Domain/task	Encoder architecture	Decoder/Output	Alignment method
Spoken language SLU	BLSTM	LSTM	Focus mechanism
Machine translation/text	(Bi)LSMs, CNN-LSTM	LSTM, softmax	(Optional) Attention
Video captioning	LSTM (CNN preproc feats)	LSTM, softmax	No attention
Time series anomaly	LSTM	LSTM	None
Video prediction	Multiscale EDLSTM	EDLSTM	Top-down/bottom-up codes

7. Research Directions and Broader Implications

LSTM encoder-decoder models remain a flexible and extensible foundation for sequence modeling. Key trends include evolving attention mechanisms (local, global, structured), architectural specialization for stringent syntactic compliance, parameter-efficient and multi-scale designs, as well as the integration of alternative normalization and search protocols to counteract known biases.

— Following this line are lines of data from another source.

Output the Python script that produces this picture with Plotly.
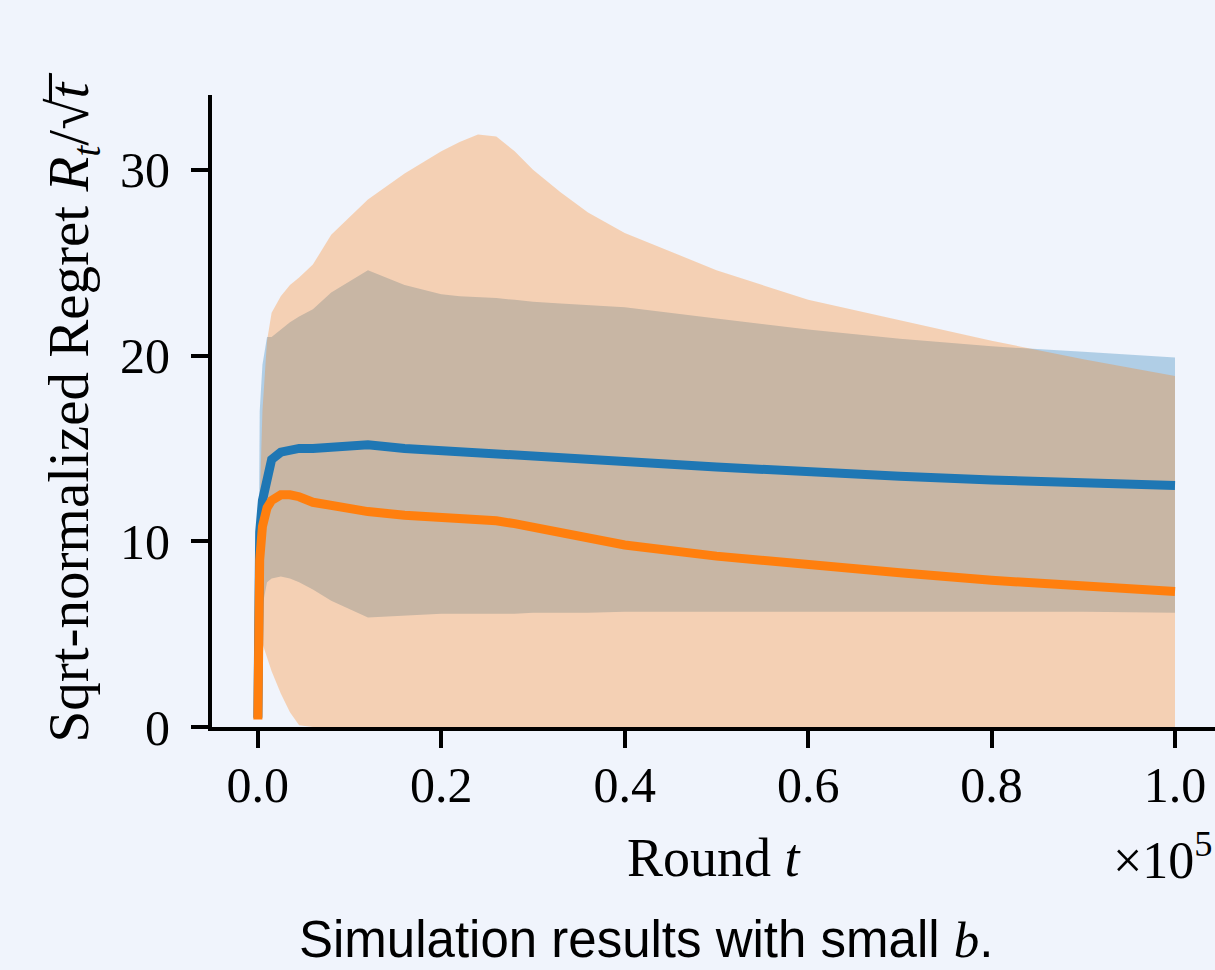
import plotly.graph_objects as go

# ---- data ----
rounds = [0, 200, 500, 1000, 1500, 2500, 3500, 4500, 6000, 8000, 12000, 16000,
          20000, 22000, 24000, 26000, 28000, 30000, 33000, 36000, 40000,
          50000, 60000, 70000, 80000, 90000, 100000]
blue_mean = [0.5, 10.5, 12.2, 13.6, 14.4, 14.8, 14.9, 15.0, 15.0, 15.1, 15.2, 15.0,
             14.9, 14.85, 14.8, 14.75, 14.7, 14.6, 14.5, 14.4, 14.3,
             14.0, 13.7, 13.5, 13.3, 13.15, 13.0]
blue_upper = [0.5, 17.0, 19.5, 21.0, 21.0, 21.4, 21.8, 22.1, 22.5, 23.4, 24.6, 23.8,
              23.3, 23.2, 23.15, 23.1, 23.0, 22.9, 22.8, 22.7, 22.6,
              22.0, 21.4, 20.9, 20.5, 20.2, 19.9]
blue_lower = [0.5, 4.0, 6.5, 7.8, 8.0, 8.1, 8.0, 7.8, 7.4, 6.8, 5.9, 6.0,
              6.1, 6.1, 6.1, 6.1, 6.1, 6.15, 6.15, 6.15, 6.2,
              6.2, 6.2, 6.2, 6.2, 6.2, 6.15]
orange_mean = [0.4, 9.0, 10.8, 11.8, 12.2, 12.5, 12.5, 12.4, 12.1, 11.9, 11.6, 11.4,
               11.3, 11.28, 11.22, 11.1, 10.95, 10.75, 10.45, 10.15, 9.8,
               9.2, 8.7, 8.3, 7.9, 7.6, 7.3]
orange_upper = [0.4, 12.0, 17.0, 20.8, 22.3, 23.2, 23.8, 24.2, 24.9, 26.5, 28.4, 29.8,
                31.0, 31.5, 31.9, 31.8, 31.0, 30.0, 28.8, 27.7, 26.6,
                24.6, 23.0, 21.9, 20.8, 19.8, 18.9]
orange_lower = [0.4, 4.0, 4.5, 3.8, 3.0, 1.8, 0.8, 0.1, 0, 0, 0, 0,
                0, 0, 0, 0, 0, 0, 0, 0, 0,
                0, 0, 0, 0, 0, 0]

x_tickvals = [0, 20000, 40000, 60000, 80000, 100000]
x_ticktext = ["0.0", "0.2", "0.4", "0.6", "0.8", "1.0"]
y_tickvals = [0, 10, 20, 30]
y_ticktext = ["0", "10", "20", "30"]

BLUE = "#1f77b4"
ORANGE = "#ff7f0e"
BG = "#f0f4fc"
SERIF = "Liberation Serif, DejaVu Serif, serif"

fig = go.Figure()
# blue band
fig.add_trace(go.Scatter(x=rounds, y=blue_lower, mode="lines", line=dict(width=0),
                         showlegend=False, hoverinfo="skip"))
fig.add_trace(go.Scatter(x=rounds, y=blue_upper, mode="lines", line=dict(width=0),
                         fill="tonexty", fillcolor="rgba(31,119,180,0.3)",
                         showlegend=False, hoverinfo="skip"))
# orange band
fig.add_trace(go.Scatter(x=rounds, y=orange_lower, mode="lines", line=dict(width=0),
                         showlegend=False, hoverinfo="skip"))
fig.add_trace(go.Scatter(x=rounds, y=orange_upper, mode="lines", line=dict(width=0),
                         fill="tonexty", fillcolor="rgba(255,127,14,0.3)",
                         showlegend=False, hoverinfo="skip"))
# mean lines
fig.add_trace(go.Scatter(x=rounds, y=blue_mean, mode="lines",
                         line=dict(color=BLUE, width=9), showlegend=False))
fig.add_trace(go.Scatter(x=rounds, y=orange_mean, mode="lines",
                         line=dict(color=ORANGE, width=9), showlegend=False))

fig.update_layout(
    width=1215, height=970,
    margin=dict(l=212, r=0, t=95, b=243),
    paper_bgcolor=BG, plot_bgcolor=BG,
    showlegend=False,
    font=dict(family=SERIF, size=50, color="black"),
)
fig.update_xaxes(
    range=[-5000, 104360], tickvals=x_tickvals, ticktext=x_ticktext,
    showgrid=False, zeroline=False, showline=True, linecolor="black", linewidth=4,
    ticks="outside", ticklen=17, tickwidth=4, tickcolor="black",
    tickfont=dict(family=SERIF, size=50), ticklabelstandoff=-6,
)
fig.update_yaxes(
    range=[0, 34.03], tickvals=y_tickvals, ticktext=y_ticktext,
    showgrid=False, zeroline=False, showline=True, linecolor="black", linewidth=4,
    ticks="outside", ticklen=17, tickwidth=4, tickcolor="black",
    tickfont=dict(family=SERIF, size=50), ticklabelstandoff=11,
)

fig.add_annotation(
    text="Sqrt-normalized Regret <i>R<sub>t</sub></i>/√<i>t\u0305</i>",
    xref="paper", yref="paper", x=-0.139, y=0.505, textangle=-90,
    showarrow=False, font=dict(family=SERIF, size=57), xanchor="center", yanchor="middle",
)
fig.add_annotation(
    text="Round <i>t</i>", xref="paper", yref="paper", x=0.5005, y=-0.2073,
    showarrow=False, font=dict(family=SERIF, size=54), xanchor="center", yanchor="middle",
)
fig.add_annotation(
    text="×10<sup>5</sup>", xref="paper", yref="paper", x=1.0, y=-0.205,
    showarrow=False, font=dict(family=SERIF, size=52), xanchor="right", yanchor="middle",
)
fig.add_annotation(
    text="Simulation results with small <i style='font-family:Liberation Serif'>b</i>.",
    xref="paper", yref="paper", x=0.4327, y=-0.3845,
    showarrow=False, font=dict(family="Liberation Sans, Arial, sans-serif", size=51),
    xanchor="center", yanchor="bottom",
)

fig.write_html(
    "out.html",
    config={"displayModeBar": False},
    post_script="document.body.style.margin='0';document.body.style.background='%s';" % BG,
)
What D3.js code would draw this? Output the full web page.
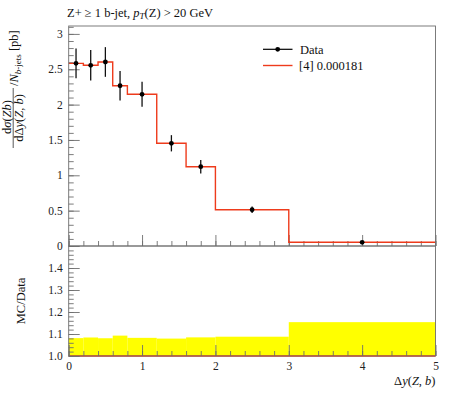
<!DOCTYPE html>
<html>
<head>
<meta charset="utf-8">
<script src="https://cdn.jsdelivr.net/npm/d3@7"></script>
<style>
  body { margin: 0; background: #fff; }
  svg { display: block; font-family: "Liberation Serif", "DejaVu Serif", serif; }
</style>
</head>
<body>
<div id="chart"></div>
<script>
// bin edges in Δy(Z,b)
const binEdges = [0, 0.2, 0.4, 0.6, 0.8, 1.2, 1.6, 2.0, 3.0, 5.0];
// measured data (pb) and its uncertainty
const dataValues = [2.584, 2.556, 2.603, 2.267, 2.146, 1.453, 1.122, 0.513, 0.052];
const dataErrors = [0.21, 0.215, 0.21, 0.21, 0.177, 0.115, 0.095, 0.045, 0.008];
// MC prediction [4]
const mcValues = [2.584, 2.556, 2.603, 2.267, 2.146, 1.453, 1.122, 0.513, 0.052];
const mainTicks = [0, 0.5, 1, 1.5, 2, 2.5, 3];
const ratioTicks = [1.0, 1.1, 1.2, 1.3, 1.4];
const xTicks = [0, 1, 2, 3, 4, 5];

const W = 450, H = 393;
const left = 68.7, right = 435.5;
const mainTop = 26, mainBottom = 246, ratioBottom = 356;
const red = '#ee3b1c', frameColor = '#6e6e6e';

const svg = d3.select('#chart').append('svg').attr('width', W).attr('height', H);

const x = d3.scaleLinear().domain([0, 5]).range([left, right]);
const y = d3.scaleLinear().domain([0, 3.112]).range([mainBottom, mainTop]);
const yr = d3.scaleLinear().domain([1.0, 1.5]).range([ratioBottom, mainBottom]);

const bins = dataValues.map((v, i) => ({
    lo: binEdges[i], hi: binEdges[i + 1], mid: (binEdges[i] + binEdges[i + 1]) / 2,
    val: v, err: dataErrors[i], mc: mcValues[i]
}));

// ---- ratio panel: data uncertainty band
svg.append('g').selectAll('rect')
    .data(bins)
    .enter()
    .append('rect')
    .attr('x', d => x(d.lo))
    .attr('width', d => x(d.hi) - x(d.lo))
    .attr('y', d => yr(1 + d.err / d.val))
    .attr('height', d => yr(1) - yr(1 + d.err / d.val))
    .attr('fill', '#ffff00');

function stepPoints(key, scale) {
    const pts = [];
    bins.forEach(d => { pts.push([x(d.lo), scale(key(d))]); pts.push([x(d.hi), scale(key(d))]); });
    return pts;
}

svg.append('path')
    .attr('d', d3.line()(stepPoints(d => d.mc / d.val, yr)))
    .attr('fill', 'none').attr('stroke', red).attr('stroke-width', 1.4);

// ---- axes helpers
function addAxis(axisFn, scale, values, size, transform, fmt, pad) {
    const g = svg.append('g').attr('transform', transform)
        .call(axisFn(scale).tickValues(values).tickSizeInner(-size).tickSizeOuter(0)
            .tickPadding(pad || 0).tickFormat(fmt || ''));
    g.select('.domain').remove();
    g.selectAll('line').attr('stroke', frameColor).attr('stroke-width', 0.9);
    g.selectAll('text').attr('fill', '#222').attr('font-size', 11.5).attr('font-family', 'Liberation Serif, serif');
    return g;
}
const minorX = d3.range(0, 5.001, 0.2).map(v => +v.toFixed(2));
const minorY = d3.range(0, 3.11, 0.1).map(v => +v.toFixed(2));
const minorR = d3.range(1.0, 1.5, 0.02).map(v => +v.toFixed(2));

// main panel ticks
addAxis(d3.axisBottom, x, minorX, 5, `translate(0,${mainBottom})`);
addAxis(d3.axisBottom, x, xTicks, 11, `translate(0,${mainBottom})`);
addAxis(d3.axisLeft, y, minorY, 5, `translate(${left},0)`);
addAxis(d3.axisLeft, y, mainTicks, 11, `translate(${left},0)`, d3.format('~g'), 6);

// ratio panel ticks
addAxis(d3.axisBottom, x, minorX, 5, `translate(0,${ratioBottom})`);
addAxis(d3.axisBottom, x, xTicks, 11, `translate(0,${ratioBottom})`, d3.format('d'), 6);
addAxis(d3.axisLeft, yr, minorR, 5, `translate(${left},0)`);
addAxis(d3.axisLeft, yr, ratioTicks, 11, `translate(${left},0)`, d3.format('.1f'), 6);

// ---- main panel: MC step histogram
svg.append('path')
    .attr('d', d3.line()(stepPoints(d => d.mc, y)))
    .attr('fill', 'none').attr('stroke', red).attr('stroke-width', 1.4);

// data points with error bars
const pts = svg.append('g');
pts.selectAll('line')
    .data(bins)
    .enter()
    .append('line')
    .attr('x1', d => x(d.mid)).attr('x2', d => x(d.mid))
    .attr('y1', d => y(d.val - d.err)).attr('y2', d => y(d.val + d.err))
    .attr('stroke', '#111').attr('stroke-width', 1.3);
pts.selectAll('circle')
    .data(bins)
    .enter()
    .append('circle')
    .attr('cx', d => x(d.mid)).attr('cy', d => y(d.val))
    .attr('r', 2.4).attr('fill', '#000');

// frames
svg.append('rect').attr('x', left).attr('y', mainTop).attr('width', right - left).attr('height', mainBottom - mainTop)
    .attr('fill', 'none').attr('stroke', frameColor).attr('stroke-width', 0.9);
svg.append('rect').attr('x', left).attr('y', mainBottom).attr('width', right - left).attr('height', ratioBottom - mainBottom)
    .attr('fill', 'none').attr('stroke', frameColor).attr('stroke-width', 0.9);

// ---- legend
const leg = svg.append('g').attr('font-size', 12.5).attr('fill', '#111');
leg.append('line').attr('x1', 263).attr('x2', 292.5).attr('y1', 49.3).attr('y2', 49.3).attr('stroke', '#000').attr('stroke-width', 1.2);
leg.append('circle').attr('cx', 277.7).attr('cy', 49.3).attr('r', 2.4).attr('fill', '#000');
leg.append('text').attr('x', 300).attr('y', 53.5).text('Data');
leg.append('line').attr('x1', 263).attr('x2', 292.5).attr('y1', 65.5).attr('y2', 65.5).attr('stroke', red).attr('stroke-width', 1.4);
leg.append('text').attr('x', 299).attr('y', 69.5).text('[4] 0.000181');

// ---- title
const title = svg.append('text').attr('x', 67).attr('y', 16.5).attr('font-size', 12.5).attr('fill', '#111');
title.append('tspan').text('Z+ ≥ 1 b-jet, ');
title.append('tspan').attr('font-style', 'italic').text('p');
title.append('tspan').attr('font-style', 'italic').attr('font-size', 9).attr('dy', 2.5).text('T');
title.append('tspan').attr('dy', -2.5).text('(Z) > 20 GeV');

// ---- x label
const xl = svg.append('text').attr('x', right).attr('y', 385).attr('text-anchor', 'end').attr('font-size', 12.5).attr('fill', '#111');
xl.append('tspan').text('Δ');
xl.append('tspan').attr('font-style', 'italic').text('y');
xl.append('tspan').text('(');
xl.append('tspan').attr('font-style', 'italic').text('Z');
xl.append('tspan').text(', ');
xl.append('tspan').attr('font-style', 'italic').text('b');
xl.append('tspan').text(')');

// ---- y labels (rotated)
const yl = svg.append('g').attr('transform', 'rotate(-90)').attr('font-size', 12.5).attr('fill', '#111');
const num = yl.append('text').attr('x', -117).attr('y', 10.5).attr('text-anchor', 'middle');
num.append('tspan').text('d');
num.append('tspan').attr('font-style', 'italic').text('σ');
num.append('tspan').text('(');
num.append('tspan').attr('font-style', 'italic').text('Zb');
num.append('tspan').text(')');
yl.append('line').attr('x1', -148).attr('x2', -88).attr('y1', 13.2).attr('y2', 13.2).attr('stroke', '#111').attr('stroke-width', 0.7);
const den = yl.append('text').attr('x', -118).attr('y', 23).attr('text-anchor', 'middle');
den.append('tspan').text('dΔ');
den.append('tspan').attr('font-style', 'italic').text('y');
den.append('tspan').text('(');
den.append('tspan').attr('font-style', 'italic').text('Z');
den.append('tspan').text(', ');
den.append('tspan').attr('font-style', 'italic').text('b');
den.append('tspan').text(')');
const tail = yl.append('text').attr('x', -86).attr('y', 18);
tail.append('tspan').text('/');
tail.append('tspan').attr('font-style', 'italic').text('N');
tail.append('tspan').attr('font-size', 9).attr('dy', 2.5).append('tspan').attr('font-style', 'italic').text('b');
tail.append('tspan').attr('font-size', 9).text('-jets');
tail.append('tspan').attr('dy', -2.5).text(' [pb]');

yl.append('text').attr('x', -301).attr('y', 25).attr('text-anchor', 'middle').text('MC/Data');
</script>
</body>
</html>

Empirical results across a range of domains confirm that the architectural and alignment choices—whether attention, focus, or CFG-decoders—should be guided by the structural properties of the input-output mapping, data availability, and application-level requirements. Continued investigation into global loss formulations, efficient decoding, and cross-modal fusion remains critical as LSTM encoder-decoder models are applied to increasingly complex and structured prediction problems (Cho et al., 2014, Zhu et al., 2016, Wang et al., 2016, Tran et al., 2017, Luz et al., 2018, Ling et al., 2022).